The blossom that opens in the morning
is scattered by the evening breeze,
and the dew, condensed in hours of darkness
before dawn, is dispelled by the rays of the morning sun.

Heedless or willfully ignorant of this
procession of changes, we dream of prosperity
all through life and, without understanding
the nature of transience, hope for longevity.

All the while, across the face of the earth
moves the restless wind of impermanence,
dissolving all that it touches.

— Hōnen (法然 1133-1212) (from Tumblr)

In email conversations with colleagues, we’ve been exploring the arising and fading of praise and blame (misunderstanding?  misperception?).  Ultimately, it doesn’t matter because it will all go to ground and become something else.   Yet, despite this understanding of impermanence of praise and blame, it’s been fascinating to watch my own mind drawn one way then another through a garden that got more and  more tangled as the week progressed.

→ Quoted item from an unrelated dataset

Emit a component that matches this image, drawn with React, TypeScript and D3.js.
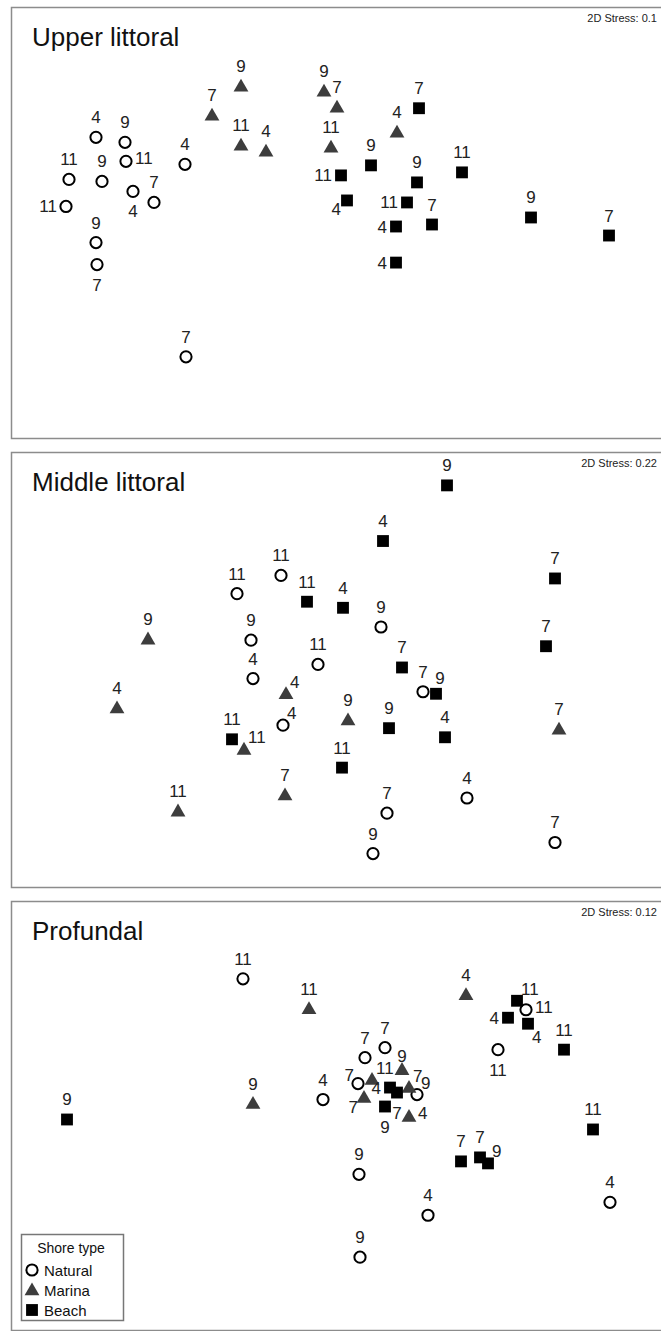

It is inevitable that anything which emerges into form immediately will be seized and split by the grasping mind.  Accomplishments and failures are great opportunities to observe this.  Thankfully, impermanence makes drifting petals of all of us – and everything – we grasp at.  And yet we cannot resist creating mental activities that drag us across the landscape of confusion, grasping and rejection.  I love this quote:

“Mara (delusion) provides the road, and the hungry ghosts show us the direction.”

Thich Nhat Hanh in Understanding Our Mind describes mind consciousness as the ground from which the three kinds of actions (karma) arise: actions of body, speech and mind.  Mind consciousness constantly evolves and from it arises two kinds of action: leading action draws us in one direction or another.  The second action is ripening action which is the process of cultivating wholesome or unwholesome seeds already in our store consciousness.

The store consciousness is often described as the earth – the garden where the seeds that give rise to flowers and fruits are sown.  The mind consciousness is the gardener, the one who sows, waters, and takes care of the earth…  Mind consciousness can submerge us in the hell realms or lead us to liberation, because both hell and liberation are the result of the ripening of their respective seeds.  Mind consciousness does the work of initiating, and it also does the work of ripening.

The gardener – mind consciousness – has to trust the earth, because it is the earth that brings forth the fruit of understanding and compassion.  The gardener also has to recognize and identify the positive seeds in the store consciousness, and practice day and night to water those seeds and help them grow.  The garden, store consciousness, nourishes and brings about the result.  The flower of awakening, understanding, and love is a gift from the garden.  The gardener only has to take good care of the garden in order for the flower to have a chance to grow.